Israeli food company Strauss defends supporting IDF
Students call for boycott of Strauss’ popular hummus
The chairwoman of an Israeli food and beverages company slammed a campaign by students at Princeton University and Chicago's DePaul University to boycott a popular brand of hummus, the Sabra label, co-owned with PepsiCo, as “against all the good things” her company does.
Students sympathetic to the Palestinian cause in Princeton carried out a vote on the popular hummus and the results showed that Sabra's abuses were "tenuous" at most, according to a report recently published by Forbes magazine.
The story was picked up by international media in furious op-ed pieces against the Sabra label and a Facebook page ("Boycott Sabra Hummus") was created to further push for a boycott of the product.
The student campaign against the hummus came after Strauss Group, Israel’s second largest food and beverages company, posted a statement on its website saying that it commits funds "for welfare, cultural and educational activities" to officers in the Israeli Army’s Golani Brigade, which has fought in every major war since the Jewish state was created in 1948, according to Forbes.
Strauss Group’s 50-year-old chairwoman, Ofra Strauss, who is a third-generation member of the family business, is a proud supporter of the Israeli forces.
"For us, Israeli soldiers are not army; Israeli soldiers are our kids," Strauss told Forbes in an interview. "When children of this country are in need, we will be there."
Strauss added that the boycott to their hummus product is a “against all the good things that we do. Among them: promoting workforce diversity (Muslims and Druze, along with Jews and Christians) and economic redevelopment in the northern city of Acre.”
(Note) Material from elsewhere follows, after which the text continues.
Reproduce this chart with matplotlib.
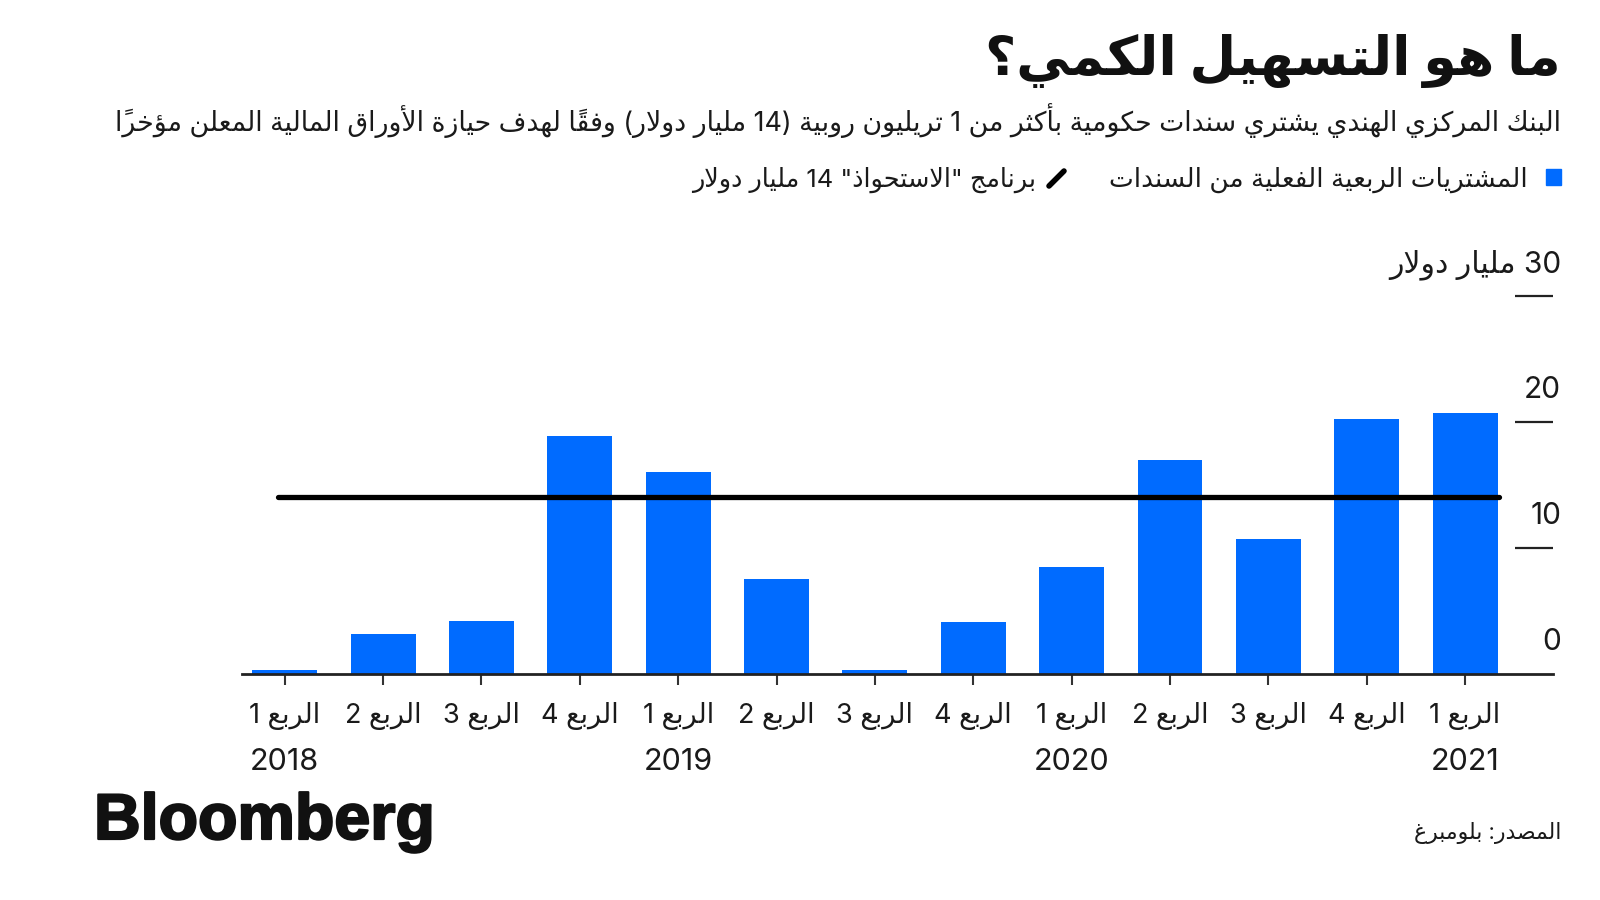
import numpy as np
import matplotlib
matplotlib.use("Agg")
import matplotlib.pyplot as plt
import matplotlib.patheffects as pe
from matplotlib.patches import Rectangle
from matplotlib.lines import Line2D

# ---------------- data ----------------
quarter_labels = ["الربع 1", "الربع 2", "الربع 3", "الربع 4",
                  "الربع 1", "الربع 2", "الربع 3", "الربع 4",
                  "الربع 1", "الربع 2", "الربع 3", "الربع 4",
                  "الربع 1"]
year_labels = ["2018", "", "", "", "2019", "", "", "", "2020", "", "", "", "2021"]
purchases = [0.3, 3.1, 4.2, 18.9, 16.0, 7.5, 0.25, 4.1, 8.5, 17.0, 10.7, 20.2, 20.7]
program_target = 14
y_ticks = [0, 10, 20, 30]
y_unit = "مليار دولار"

title = "ما هو التسهيل الكمي؟"
subtitle = ("البنك المركزي الهندي يشتري سندات حكومية بأكثر من 1 تريليون روبية "
            "(14 مليار دولار) وفقاً لهدف حيازة الأوراق المالية المعلن مؤخراً")
legend_bars = "المشتريات الربعية الفعلية من السندات"
legend_line = 'برنامج "الاستحواذ" 14 مليار دولار'
source = "المصدر: بلومبرغ"

BLUE = "#006BFF"
TEXT = "#1a1a1a"
FONT = ["Inter", "DejaVu Sans"]

# ---------------- minimal Arabic shaping + RTL ordering ----------------
_FORM_TABLE = [
    ("\u0621", 0xFE80, 1), ("\u0622", 0xFE81, 2), ("\u0623", 0xFE83, 2),
    ("\u0624", 0xFE85, 2), ("\u0625", 0xFE87, 2), ("\u0626", 0xFE89, 4),
    ("\u0627", 0xFE8D, 2), ("\u0628", 0xFE8F, 4), ("\u0629", 0xFE93, 2),
    ("\u062A", 0xFE95, 4), ("\u062B", 0xFE99, 4), ("\u062C", 0xFE9D, 4),
    ("\u062D", 0xFEA1, 4), ("\u062E", 0xFEA5, 4), ("\u062F", 0xFEA9, 2),
    ("\u0630", 0xFEAB, 2), ("\u0631", 0xFEAD, 2), ("\u0632", 0xFEAF, 2),
    ("\u0633", 0xFEB1, 4), ("\u0634", 0xFEB5, 4), ("\u0635", 0xFEB9, 4),
    ("\u0636", 0xFEBD, 4), ("\u0637", 0xFEC1, 4), ("\u0638", 0xFEC5, 4),
    ("\u0639", 0xFEC9, 4), ("\u063A", 0xFECD, 4), ("\u0641", 0xFED1, 4),
    ("\u0642", 0xFED5, 4), ("\u0643", 0xFED9, 4), ("\u0644", 0xFEDD, 4),
    ("\u0645", 0xFEE1, 4), ("\u0646", 0xFEE5, 4), ("\u0647", 0xFEE9, 4),
    ("\u0648", 0xFEED, 2), ("\u0649", 0xFEEF, 2), ("\u064A", 0xFEF1, 4),
]
FORMS = {c: (b, n) for c, b, n in _FORM_TABLE}
LAM_ALEF = {"\u0627": (0xFEFB, 0xFEFC), "\u0623": (0xFEF7, 0xFEF8),
            "\u0625": (0xFEF9, 0xFEFA), "\u0622": (0xFEF5, 0xFEF6)}
MIRROR = {"(": ")", ")": "("}


def is_mark(c):
    return "\u064B" <= c <= "\u0652"


def shape(s):
    chars = list(s)
    n = len(chars)
    out = []

    def prev_letter(i):
        j = i - 1
        while j >= 0 and is_mark(chars[j]):
            j -= 1
        return chars[j] if j >= 0 else None

    def next_letter(i):
        j = i + 1
        while j < n and is_mark(chars[j]):
            j += 1
        return (chars[j], j) if j < n else (None, n)

    i = 0
    while i < n:
        c = chars[i]
        if c not in FORMS:
            out.append(c)
            i += 1
            continue
        p = prev_letter(i)
        jp = p is not None and p in FORMS and FORMS[p][1] == 4
        nc, j = next_letter(i)
        if c == "\u0644" and nc in LAM_ALEF:
            out.append(chr(LAM_ALEF[nc][1 if jp else 0]))
            out.extend(chars[i + 1:j])
            i = j + 1
            continue
        base, cnt = FORMS[c]
        if cnt == 1:
            out.append(chr(base))
            i += 1
            continue
        jn = cnt == 4 and nc is not None and nc in FORMS and FORMS[nc][1] > 1
        if jp and jn:
            k = 3
        elif jp:
            k = 1
        elif jn:
            k = 2
        else:
            k = 0
        out.append(chr(base + k))
        i += 1
    return "".join(out)


def ar(s):
    t = shape(s)
    clusters = []
    i = 0
    while i < len(t):
        c = t[i]
        if c.isdigit():
            j = i
            while j < len(t) and t[j].isdigit():
                j += 1
            clusters.append(t[i:j])
            i = j
        else:
            j = i + 1
            while j < len(t) and is_mark(t[j]):
                j += 1
            clusters.append(t[i:j])
            i = j
    clusters.reverse()
    return "".join(MIRROR.get(c, c) for c in clusters)


def fx(px):
    return px / 1600.0


def fy(py):
    return 1.0 - py / 900.0


# ---------------- figure ----------------
fig = plt.figure(figsize=(16, 9), dpi=100)
fig.patch.set_facecolor("white")

ax_left, ax_right = 242.0, 1553.0
ax_bottom, ax_top = 673.5, 296.0
ax = fig.add_axes([fx(ax_left), fy(ax_bottom), (ax_right - ax_left) / 1600.0,
                   (ax_bottom - ax_top) / 900.0])
ax_h = ax_bottom - ax_top

x = np.arange(len(purchases))
ax.bar(x, purchases, width=0.66, color=BLUE, zorder=2)
ax.plot([x[0] - 0.07, x[-1] + 0.34], [program_target, program_target],
        color="black", lw=3.8, solid_capstyle="round", zorder=3)

ax.set_xlim(-0.434, 12.894)
ax.set_ylim(0, 30)
for s in ["top", "left", "right"]:
    ax.spines[s].set_visible(False)
ax.spines["bottom"].set_color("#222222")
ax.spines["bottom"].set_linewidth(2.0)
ax.spines["bottom"].set_zorder(4)
ax.set_yticks([])
ax.set_xticks(x)
ax.tick_params(axis="x", length=8, width=1.5, color="#333333", labelbottom=False)

# y ticks (right side, label above tick)
ytr = ax.get_yaxis_transform()
for v in y_ticks:
    if v != 0:
        ax.plot([0.971, 1.0], [v, v], transform=ytr, color="#222222", lw=1.6,
                clip_on=False, solid_capstyle="butt")
    lab = str(v) if v != y_ticks[-1] else ar(f"{v} {y_unit}")
    ax.text(1 + 8 / (ax_right - ax_left), v + 1.87, lab, transform=ytr,
            ha="right", va="baseline", fontsize=21.5, color=TEXT, family=FONT)

# x tick labels
xtr = ax.get_xaxis_transform()
for i in range(len(x)):
    ax.text(x[i], -(722.5 - ax_bottom) / ax_h, ar(quarter_labels[i]), transform=xtr,
            ha="center", va="baseline", fontsize=19.5, color=TEXT, family=FONT)
    if year_labels[i]:
        ax.text(x[i], -(770.4 - ax_bottom) / ax_h, year_labels[i], transform=xtr,
                ha="center", va="baseline", fontsize=22, color=TEXT, family=FONT)

# ---------------- header ----------------
fig.text(fx(1561), fy(74.5), ar(title), ha="right", va="baseline", fontsize=38.8,
         fontweight="bold", color="#111111", family=FONT)
fig.text(fx(1561), fy(130.6), ar(subtitle), ha="right", va="baseline", fontsize=19.3,
         color=TEXT, family=FONT)

# legend
fig.patches.append(Rectangle((fx(1546), fy(185)), 15 / 1600, 16 / 900,
                             transform=fig.transFigure, color=BLUE))
fig.text(fx(1527.6), fy(186.7), ar(legend_bars), ha="right", va="baseline",
         fontsize=19, color=TEXT, family=FONT)
fig.lines.append(Line2D([fx(1049), fx(1064)], [fy(186), fy(171)],
                        transform=fig.transFigure, lw=4, color="black",
                        solid_capstyle="round"))
fig.text(fx(1035.7), fy(186.7), ar(legend_line), ha="right", va="baseline",
         fontsize=18.4, color=TEXT, family=FONT)

# ---------------- footer ----------------
fig.text(fx(94), fy(839), "Bloomberg", ha="left", va="baseline", fontsize=46.5,
         fontweight="bold", color="#111111", family="Liberation Sans",
         path_effects=[pe.withStroke(linewidth=1.6, foreground="#111111")])
fig.text(fx(1561), fy(839), ar(source), ha="right", va="baseline", fontsize=15.8,
         color=TEXT, family=FONT)

fig.savefig("out.png", dpi=100)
The students mentioned in their campaign’s facebook page that an Israeli military commander, Col. Illan Malka, was being questioned by military investigators over the al-Samouni massacre in Jan. 5, 2009, during Operation Cast Lead on the Gaza Strip.
Malka was found responsible for killing 30 family members taking refuge in a building to which they had been brought to by Molko’s troops. Molko specifically approved the IAF missile attack on their compound despite that several air force officers warned him that the target site might contain civilians.